What must be tamed to create a truly deterministic simulation?

  • Execution – Single-threaded to eliminate scheduler noise
  • Entropy – All RNGs should have a known seed
  • Time – No physical clocks
  • I/O – No dependency on any external IO with components not part of the simulation, and subject to all the same constraints

That’s a lot of variables to control for. Happily, we were able to leverage a lot of existing open source work done by the community!

Tokio does have first-class support for running with a single-threaded scheduler. Internally, its clock is abstracted, and can run “paused” for testing, where time only advances on calls to sleep(). By using tokio::time::Instant instead of std::time::Instant, you can ensure any measurement of elapsed time is aligned with this clock. The runtime also has an internal RNG used in making scheduling decisions such as picking a branch for tokio::select! – but this can be seeded.

Where does this leave us with regard to IO? Here we adopted the Turmoil project, which presumes Tokio as a runtime.

Turmoil is a framework for testing distributed systems. It provides deterministic execution by running multiple concurrent hosts within a single thread. It introduces “hardship” into the system via changes in the simulated network. The network can be controlled manually or with a seeded rng.

Simulated networking is precisely what we needed, between logical 'hosts' in the same physical process. The ability to inject issues like latency and crashed processes is immensely useful for teasing out behavior under the unhappy paths.

Each of our networked services runs as one or more hosts. Turmoil provides counterparts to Tokio’s TcpListener / TcpStream which we use when in DST mode, behind a compile-time feature.

There are also external dependencies to consider, like metadata and object storage. The practice of coding to minimal interfaces allowed us to easily substitute the implementation. We have in-memory emulators that can be accessed over the simulated turmoil network, and also run as hosts in the simulation.

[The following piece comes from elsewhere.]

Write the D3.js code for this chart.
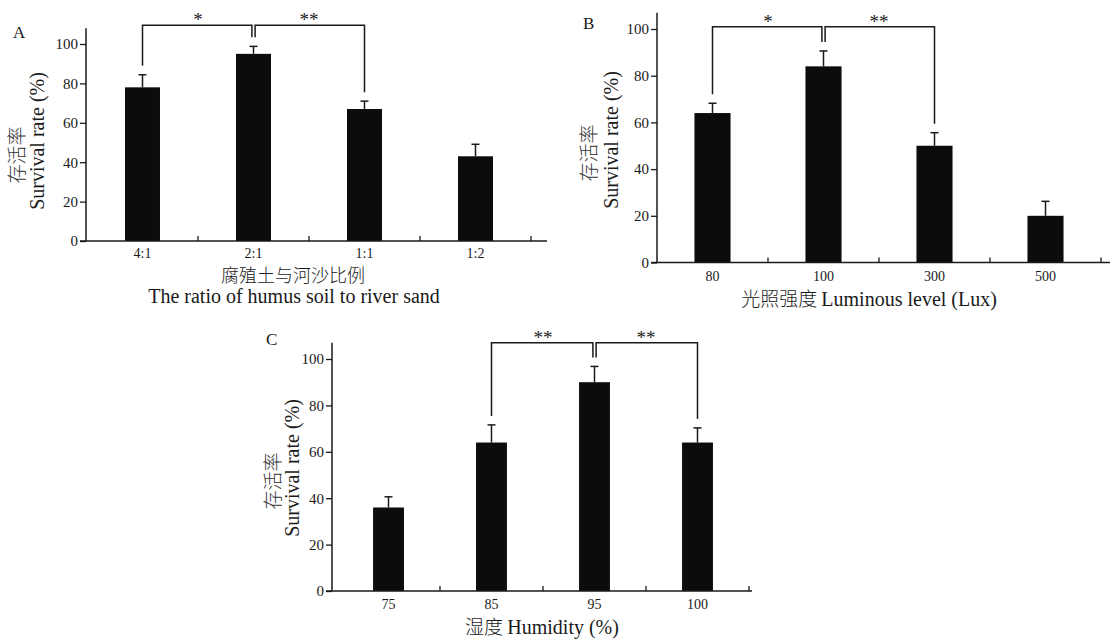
<!DOCTYPE html>
<html>
<head>
<meta charset="utf-8">
<script src="https://cdn.jsdelivr.net/npm/d3@7"></script>
<style>
  body { margin: 0; background: #fff; }
  svg { display: block; }
</style>
</head>
<body>
<svg width="1117" height="640"></svg>
<script>
const svg = d3.select('svg');

// data
const ratioCategories = ['4:1', '2:1', '1:1', '1:2'];
const ratioValues = [78, 95, 67, 43];
const ratioErrors = [6.4, 3.8, 4, 6.1];

const lightCategories = ['80', '100', '300', '500'];
const lightValues = [64, 84, 50, 20];
const lightErrors = [4.2, 6.6, 5.6, 6.2];

const humidityCategories = ['75', '85', '95', '100'];
const humidityValues = [36, 64, 90, 64];
const humidityErrors = [4.6, 7.6, 6.8, 6.3];

const yTicks = [0, 20, 40, 60, 80, 100];

// significance brackets: [from index, to index, label]
const ratioSig = [[0, 1, '*'], [1, 2, '**']];
const lightSig = [[0, 1, '*'], [1, 2, '**']];
const humiditySig = [[1, 2, '**'], [2, 3, '**']];

const serif = '"Liberation Serif", "Times New Roman", serif';
const cjk = '"Noto Sans CJK SC", sans-serif';
const ink = '#1a1a1a';

const panels = [
    {
        letter: 'A', letterPos: [13, 38],
        categories: ratioCategories, values: ratioValues, errors: ratioErrors, sig: ratioSig,
        yAxisX: 86, xRange: [87, 531], xEnd: 547, yRange: [241, 44], yMax: 108, barFrac: 0.315,
        bracketTop: 109.5, tickLabelY: 17,
        yTitle: {x: 44, y: 141, cnX: 24, cnY: 155},
        xTitle: [{x: 293, y: 282, text: '腐殖土与河沙比例', cn: true}, {x: 294, y: 303, text: 'The ratio of humus soil to river sand'}]
    },
    {
        letter: 'B', letterPos: [583, 29],
        categories: lightCategories, values: lightValues, errors: lightErrors, sig: lightSig,
        yAxisX: 657, xRange: [657, 1101], xEnd: 1110, yRange: [262.5, 29], yMax: 107, barFrac: 0.325,
        bracketTop: 101, tickLabelY: 18,
        yTitle: {x: 618, y: 140, cnX: 596, cnY: 153},
        xTitle: [{x: 869, y: 306, text: '光照强度 ', tail: 'Luminous level (Lux)'}]
    },
    {
        letter: 'C', letterPos: [266, 345],
        categories: humidityCategories, values: humidityValues, errors: humidityErrors, sig: humiditySig,
        yAxisX: 332, xRange: [337, 749], xEnd: 752, yRange: [591, 359], yMax: 107, barFrac: 0.3,
        bracketTop: 107, tickLabelY: 18,
        yTitle: {x: 299, y: 468, cnX: 280, cnY: 481},
        xTitle: [{x: 542, y: 634, text: '湿度 ', tail: 'Humidity (%)'}]
    }
];

const render = p => {
    const x = d3.scaleBand().domain(p.categories).range(p.xRange);
    const y = d3.scaleLinear().domain([0, 100]).range(p.yRange);
    const bw = x.bandwidth() * p.barFrac;
    const cx = i => x(p.categories[i]) + x.bandwidth() / 2;
    const g = svg.append('g');

    // bars
    g.selectAll('rect.bar').data(p.values).join('rect')
        .attr('class', 'bar')
        .attr('x', (d, i) => cx(i) - bw / 2)
        .attr('y', d => y(d))
        .attr('width', bw)
        .attr('height', d => y(0) - y(d))
        .attr('fill', '#0c0c0c');

    // error bars (upper only)
    const err = g.selectAll('g.err').data(p.values).join('g').attr('class', 'err')
        .attr('stroke', ink).attr('stroke-width', 1.5);
    err.append('line')
        .attr('x1', (d, i) => cx(i)).attr('x2', (d, i) => cx(i))
        .attr('y1', d => y(d)).attr('y2', (d, i) => y(d + p.errors[i]));
    err.append('line')
        .attr('x1', (d, i) => cx(i) - 4).attr('x2', (d, i) => cx(i) + 4)
        .attr('y1', (d, i) => y(d + p.errors[i])).attr('y2', (d, i) => y(d + p.errors[i]));

    // y axis
    const ya = g.append('g')
        .attr('transform', `translate(${p.yAxisX},0)`)
        .call(d3.axisLeft(y).tickValues(yTicks).tickSize(6).tickPadding(2));
    ya.select('.domain').remove();
    ya.selectAll('line').attr('stroke', ink).attr('stroke-width', 1.3);
    ya.selectAll('text').attr('font-family', serif).attr('font-size', 15).attr('fill', ink);
    g.append('line')
        .attr('x1', p.yAxisX).attr('x2', p.yAxisX)
        .attr('y1', y(0)).attr('y2', y(p.yMax))
        .attr('stroke', ink).attr('stroke-width', 1.5);

    // x axis
    const xa = g.append('g')
        .attr('transform', `translate(0,${y(0)})`)
        .call(d3.axisBottom(x).tickSize(0));
    xa.select('.domain').remove();
    xa.selectAll('text').attr('font-family', serif).attr('font-size', 14).attr('fill', ink)
        .attr('dy', null).attr('y', p.tickLabelY);
    g.append('line')
        .attr('x1', p.yAxisX - 6).attr('x2', p.xEnd)
        .attr('y1', y(0)).attr('y2', y(0))
        .attr('stroke', ink).attr('stroke-width', 1.5);
    g.selectAll('line.xtick').data(p.categories).join('line')
        .attr('class', 'xtick')
        .attr('x1', d => x(d) + x.bandwidth()).attr('x2', d => x(d) + x.bandwidth())
        .attr('y1', y(0)).attr('y2', y(0) - 5)
        .attr('stroke', ink).attr('stroke-width', 1.3);

    // significance brackets
    const top = y(p.bracketTop);
    const legEnd = i => y(p.values[i] + p.errors[i]) - 9;
    p.sig.forEach(([a, b, label], k) => {
        const xa0 = cx(a) + (k === 1 ? 1.6 : 0);
        const xb0 = cx(b) - (k === 0 ? 1.6 : 0);
        g.append('path')
            .attr('d', `M${xa0},${legEnd(a)}V${top}H${xb0}V${legEnd(b)}`)
            .attr('fill', 'none').attr('stroke', ink).attr('stroke-width', 1.5);
        g.append('text')
            .attr('x', (cx(a) + cx(b)) / 2).attr('y', top + 1)
            .attr('text-anchor', 'middle')
            .attr('font-family', serif).attr('font-size', 19).attr('fill', ink)
            .text(label);
    });

    // panel letter
    g.append('text')
        .attr('x', p.letterPos[0]).attr('y', p.letterPos[1])
        .attr('font-family', serif).attr('font-size', 17).attr('fill', ink)
        .text(p.letter);

    // y title (two lines)
    g.append('text')
        .attr('transform', `translate(${p.yTitle.x},${p.yTitle.y}) rotate(-90)`)
        .attr('text-anchor', 'middle')
        .attr('font-family', serif).attr('font-size', 20).attr('fill', ink)
        .text('Survival rate (%)');
    g.append('text')
        .attr('transform', `translate(${p.yTitle.cnX},${p.yTitle.cnY}) rotate(-90)`)
        .attr('text-anchor', 'middle')
        .attr('font-family', cjk).attr('font-weight', 300).attr('font-size', 19).attr('fill', '#333')
        .text('存活率');

    // x title
    p.xTitle.forEach(t => {
        const tx = g.append('text')
            .attr('x', t.x).attr('y', t.y)
            .attr('text-anchor', 'middle')
            .attr('font-size', 20).attr('fill', ink);
        if (t.cn) {
            tx.attr('font-family', cjk).attr('font-weight', 300).attr('font-size', 18).text(t.text);
        } else if (t.tail) {
            tx.append('tspan').attr('font-family', cjk).attr('font-weight', 300).attr('font-size', 19).text(t.text);
            tx.append('tspan').attr('font-family', serif).text(t.tail);
        } else {
            tx.attr('font-family', serif).text(t.text);
        }
    });
};

panels.forEach(render);
</script>
</body>
</html>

We managed to get simulations running – but as we dug deeper, they were not completely deterministic. We experienced failures in CI that we could not reproduce on our Macs, and in some cases even between runs on the same platform.

What were we failing to control for? Looking at TRACE-level logs, all kinds of differences stood out. Stuff like timestamps in HTTP packets 🤦.

Discussion in internal Slack on possible sources of non-determinism

Part of what makes Rust a productive language is the ecosystem of high-quality libraries. But every single one of them represents a possible source of multi-threading, reliance on an RNG, current system time, or external IO. Controlling the world is hard – and hence the space for a startup like Antithesis to make this easy. However, it felt like we were closing in, and we weren’t ready to fold.

It was easy enough to tell no threads were being spun up, all work happened on the main thread. We knew there were no unexpected network calls, all communications were strictly over the simulated network. But for time and randomness – turmoil’s approach was not comprehensive enough to address what arbitrary dependencies may be doing!

We also realized subtleties like Rust’s HashMaps being randomized for DOS prevention. We could perhaps make sure our own app used a seeded RandomState for each hash map, but our dependencies..?

Blending Turmoil and MadSim

This is where we started poking around MadSim – the Magical Deterministic Simulator for distributed systems in Rustused in RisingWave. What’s the magic?

Github discussion in madsim repo about its approach to overriding libc functions

We liked the overall ergonomics of a turmoil-based DST, but a bit of madness seemed like the missing ingredient – libc symbol overrides to control time and entropy. You can checkout the MadSim-derived crate we just pushed to Github, mad-turmoil.

  • The rand module overrides getrandom, getentropy, and (Mac-only) CCRandomGenerateBytes. The new implementations utilize an RNG we statically initialize with set_rng().
  • The time module overrides clock_gettime using turmoil’s clock. This is scoped using a SimClocksGuard to avoid issues when the process is tearing down.

Takeaways

So, are we deterministic yet? YES! To avoid repeating the scars of non-determinism, we also added a “meta test” in CI that reruns the same seed, and compares TRACE-level logs. Down to the last bytes on the wire, we have conformity. We can take a failing seed from CI, and easily reproduce it on our Macs.

Was the effort worth it? It goes without saying, distributed data systems are complex and production usage will always bring surprises. But there is a tremendous sense of relief in knowing we can mature our system in simulated time, and catch a lot of problems early.

We have a running doc of all kinds of gnarly issues our DSTs have helped us find, and the tally stands at 17 that were notable. Everything from nuances of our external APIs and internal protocols, to plain old deadlocks. Many of these would make for interesting stories, so watch out for future posts!